Unlike any government department, NPAs are embedded within rural communities, for rural communities, and have a unique focus and understanding of their needs from broadband to bus stops. Above all else, vibrant communities require jobs and infrastructure. As one such example, this Review of National Parks should urgently take note of SFT’s recent report on the near collapse of the UK’s small abattoir network, a vital and hard-to-rebuild part of the rural economy. NPAs could step into the breach to reverse the decline, and even reimagine the future.

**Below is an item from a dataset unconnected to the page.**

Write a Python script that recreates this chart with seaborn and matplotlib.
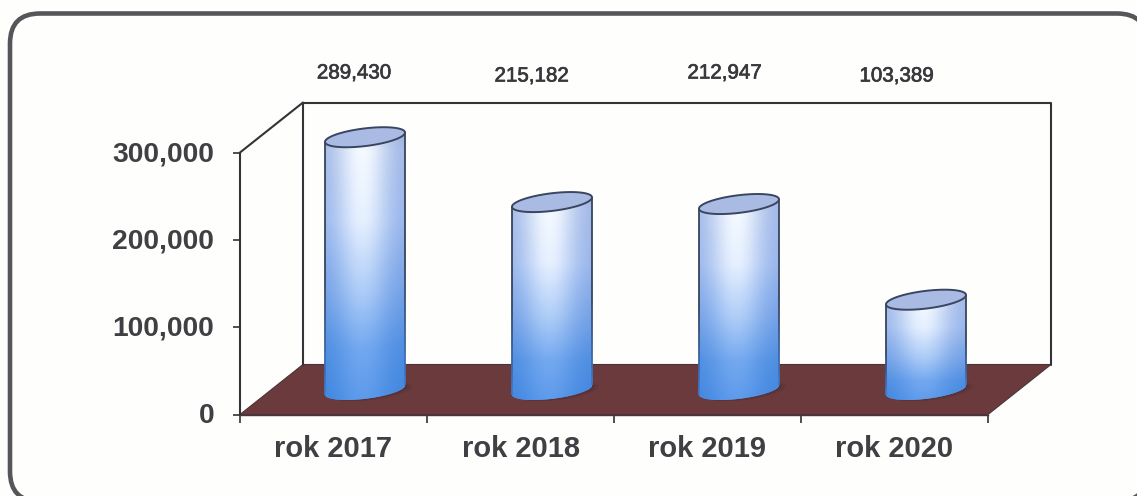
import numpy as np
import matplotlib
matplotlib.use("Agg")
import matplotlib.pyplot as plt
import matplotlib.patheffects as pe
import seaborn as sns
from matplotlib.colors import to_rgb
from matplotlib.patches import FancyBboxPatch, PathPatch, Polygon
from matplotlib.path import Path
from matplotlib.transforms import Affine2D, IdentityTransform

# Chart content
years = ["rok 2017", "rok 2018", "rok 2019", "rok 2020"]
amounts = [289430, 215182, 212947, 103389]
y_ticks = [0, 100000, 200000, 300000]
y_tick_labels = ["0", "100,000", "200,000", "300,000"]

# Placement of the free-floating value labels (pixels from the top left)
label_centres_x = [354, 531.5, 724.5, 896.5]
label_centres_y = [73, 76, 73, 76]

W, H = 1137, 496
INK = "#3f3f44"
LINE = "#333338"
FLOOR = "#6b3a3d"

sns.set_theme(style="white")
plt.rcParams["font.family"] = ["Liberation Sans", "DejaVu Sans"]

fig = plt.figure(figsize=(W / 100, H / 100), dpi=100, facecolor="#fefefc")

# Rounded outer frame on a full-figure pixel canvas; its far corners run off the sheet
canvas = fig.add_axes([0, 0, 1, 1], zorder=0)
canvas.set_xlim(0, W)
canvas.set_ylim(H, 0)
canvas.axis("off")
canvas.add_patch(FancyBboxPatch((10, 13.5), 1137, 488,
                                boxstyle="round,pad=0,rounding_size=30",
                                fc="#fefefd", ec="#55565a", lw=3.3))

# Front plane of the plot: x from 240 to 988 px, y from 414.5 (0) to 152.5 (300,000)
ax = fig.add_axes([240 / W, 1 - 414.5 / H, 748 / W, 262 / H], zorder=1)
ax.patch.set_alpha(0)

sns.barplot(x=years, y=amounts, color="#5b8fe0", width=0.428, ax=ax, saturation=1,
            edgecolor="none", linewidth=0)
ax.set_xlim(-0.5, 3.5)
ax.set_ylim(0, 300000)
ax.set_yticks(y_ticks, y_tick_labels)
ax.xaxis.set_ticks(np.arange(-0.5, 4), minor=False)
ax.set_xticklabels([])
ax.set_xticks(range(4), years, minor=True)
ax.tick_params(axis="x", which="major", length=6, width=1.2, color=LINE, bottom=True, direction="out")
ax.tick_params(axis="x", which="minor", length=0, pad=15, labelsize=21, labelcolor=INK)
ax.tick_params(axis="y", length=5, width=1.2, color=LINE, left=True, pad=13.5,
               labelsize=20.3, labelcolor=INK)
for lab in ax.get_xticklabels(minor=True) + ax.get_yticklabels():
    lab.set_fontweight("bold")
for tick in ax.yaxis.get_major_ticks():
    tick.label1.set_transform(tick.label1.get_transform() + Affine2D().translate(0, 1.5))
for side in ("top", "right"):
    ax.spines[side].set_visible(False)
ax.spines["left"].set_color(LINE)
ax.spines["left"].set_linewidth(1.5)
ax.spines["bottom"].set_color("#4a3438")
ax.spines["bottom"].set_linewidth(1.0)

# Depth of the pseudo-3D box and of the bars inside it, in pixels
back_shift = Affine2D().translate(63, 50)
back = ax.transData + back_shift
side_lines = dict(color=LINE, lw=1.5, clip_on=False, zorder=1.5)

# Back wall outline
ax.plot([-0.5, -0.5, 3.5, 3.5], [0, 300000, 300000, 0], transform=back, **side_lines)
# Slanted edge joining the left axis top to the back wall
p0 = ax.transData.transform((-0.5, 300000))
p1 = back.transform((-0.5, 300000))
ax.plot([p0[0], p1[0]], [p0[1], p1[1]], transform=IdentityTransform(), **side_lines)

# Floor
f0 = ax.transData.transform([(-0.5, 0), (3.5, 0)])
f1 = back.transform([(3.5, 0), (-0.5, 0)])
ax.add_patch(Polygon(np.vstack([f0, f1]), closed=True, transform=IdentityTransform(),
                     fc=FLOOR, ec="#4a3438", lw=0.8, clip_on=False, zorder=1.2))

# Cylinders built on top of the bars
bar_shift = Affine2D().translate(31.5, 24.5)
bar_trans = ax.transData + bar_shift
TILT = np.radians(7)
RX, RY = 40.3, 8.8
CONTOUR_TOP = np.array(to_rgb("#38445e"))
CONTOUR_FOOT = np.array(to_rgb("#3f78c8"))


def ellipse(cx, cy, t):
    x = RX * np.cos(t) * np.cos(TILT) - RY * np.sin(t) * np.sin(TILT)
    y = RX * np.cos(t) * np.sin(TILT) + RY * np.sin(t) * np.cos(TILT)
    return np.column_stack([cx + x, cy + y])


def shade(rows=220, cols=90):
    """Body colours: pale at the top, saturated blue at the foot, with a soft vertical highlight."""
    v = np.linspace(0, 1, rows)[:, None]
    u = np.linspace(0, 1, cols)[None, :]
    stops = [0, 0.1, 0.35, 0.6, 0.8, 1]
    centre = [(.84, .89, .98), (.96, .98, 1), (.90, .94, 1), (.68, .80, .97), (.45, .66, .94), (.36, .60, .92)]
    edge = [(.60, .68, .86), (.62, .71, .90), (.58, .70, .92), (.44, .62, .90), (.30, .55, .88), (.24, .52, .87)]
    s = np.exp(-((u - 0.46) / 0.33) ** 2)[..., None]
    c = np.stack([np.interp(v[:, 0], stops, [p[i] for p in centre]) for i in range(3)], axis=-1)[:, None, :]
    e = np.stack([np.interp(v[:, 0], stops, [p[i] for p in edge]) for i in range(3)], axis=-1)[:, None, :]
    return e * (1 - s) + c * s


for bar, value in zip(ax.patches, amounts):
    bar.set_transform(bar_trans)
    bar.set_zorder(2)
    xc = bar.get_x() + bar.get_width() / 2
    bx, by = bar_trans.transform((xc, 0))
    tx, ty = bar_trans.transform((xc, value))

    # Soft contact shadow on the floor
    for grow, alpha in ((7, 0.18), (3, 0.28)):
        shadow = ellipse(bx + grow, by - 1, np.linspace(0, 2 * np.pi, 80))
        ax.add_patch(Polygon(shadow, closed=True, transform=IdentityTransform(), fc="#3f2a2e",
                             ec="none", alpha=alpha, clip_on=False, zorder=1.8))

    foot = ellipse(bx, by, np.linspace(np.pi, 2 * np.pi, 50))
    head = ellipse(tx, ty, np.linspace(0, np.pi, 50))
    outline = np.vstack([foot, head])
    body = PathPatch(Path(np.vstack([outline, outline[:1]]), closed=True),
                     transform=IdentityTransform(), fc="#5b8fe0", ec="none", zorder=2.1,
                     clip_on=False)
    ax.add_patch(body)

    # The square bar corners stay inside the rounded cylinder outline
    bar.set_clip_on(True)
    bar.set_clip_box(fig.bbox)
    bar.set_clip_path(body)

    # Gradient spans the full cylinder in pixel space and is clipped to its outline only
    corners = ax.transData.inverted().transform(
        bar_shift.inverted().transform([(bx - RX, by - RY - 6), (bx + RX, ty + RY + 6)]))
    img = ax.imshow(shade(), extent=(corners[0, 0], corners[1, 0], corners[0, 1], corners[1, 1]),
                    transform=bar_trans, aspect="auto", interpolation="bilinear", zorder=2.2)
    img.set_clip_box(fig.bbox)
    img.set_clip_path(body)

    # Side contours fade from dark along the body to blue at the foot
    for sx, sy0, sy1 in ((foot[0, 0], foot[0, 1], head[-1, 1]),
                         (foot[-1, 0], foot[-1, 1], head[0, 1])):
        levels = np.linspace(0, 1, 25)
        for a, b in zip(levels[:-1], levels[1:]):
            mix = np.clip(a / 0.45, 0, 1)
            ax.plot([sx, sx], [sy0 + a * (sy1 - sy0), sy0 + b * (sy1 - sy0)],
                    transform=IdentityTransform(), color=CONTOUR_FOOT * (1 - mix) + CONTOUR_TOP * mix,
                    lw=1.3, clip_on=False, zorder=2.3, solid_capstyle="butt")
    lid = ellipse(tx, ty, np.linspace(0, 2 * np.pi, 100))
    ax.add_patch(Polygon(lid, closed=True, transform=IdentityTransform(), fc="#aabbe3",
                         ec="#3a4560", lw=1.4, clip_on=False, zorder=2.4))

ax.set_xlim(-0.5, 3.5)
ax.set_ylim(0, 300000)

# Value labels above the box
for value, lx, ly in zip(amounts, label_centres_x, label_centres_y):
    canvas.text(lx, ly, f"{value:,}", ha="center", va="center", fontsize=14.8, color="#38383d",
                path_effects=[pe.withStroke(linewidth=0.5, foreground="#38383d")])

fig.savefig("out.png", dpi=100, facecolor=fig.get_facecolor())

Just as village pubs, post-offices and shops have creatively found ways of combining services to become social and service hubs for their communities, why should we not reimagine abattoirs as one part of a rural community’s processing hub, enabling local people, farmers and smallholders to add value to produce; not just to meat but a whole range of farmed produce from fruit to timber. This is surely a golden opportunity for National Parks to shake off their elitist image as safe havens for retirees and nimbies. National Parks should and can provide an enabling environment for an active, dynamic rural community that creates jobs, maintains vital rural skills, and re-localises the food chain.
These are exciting times but not without jeopardy. The future of sustainable farming is a 1000 piece jigsaw as yet unmade. The pieces are scattered and disparate, but for once they are all there and tantalisingly within our reach.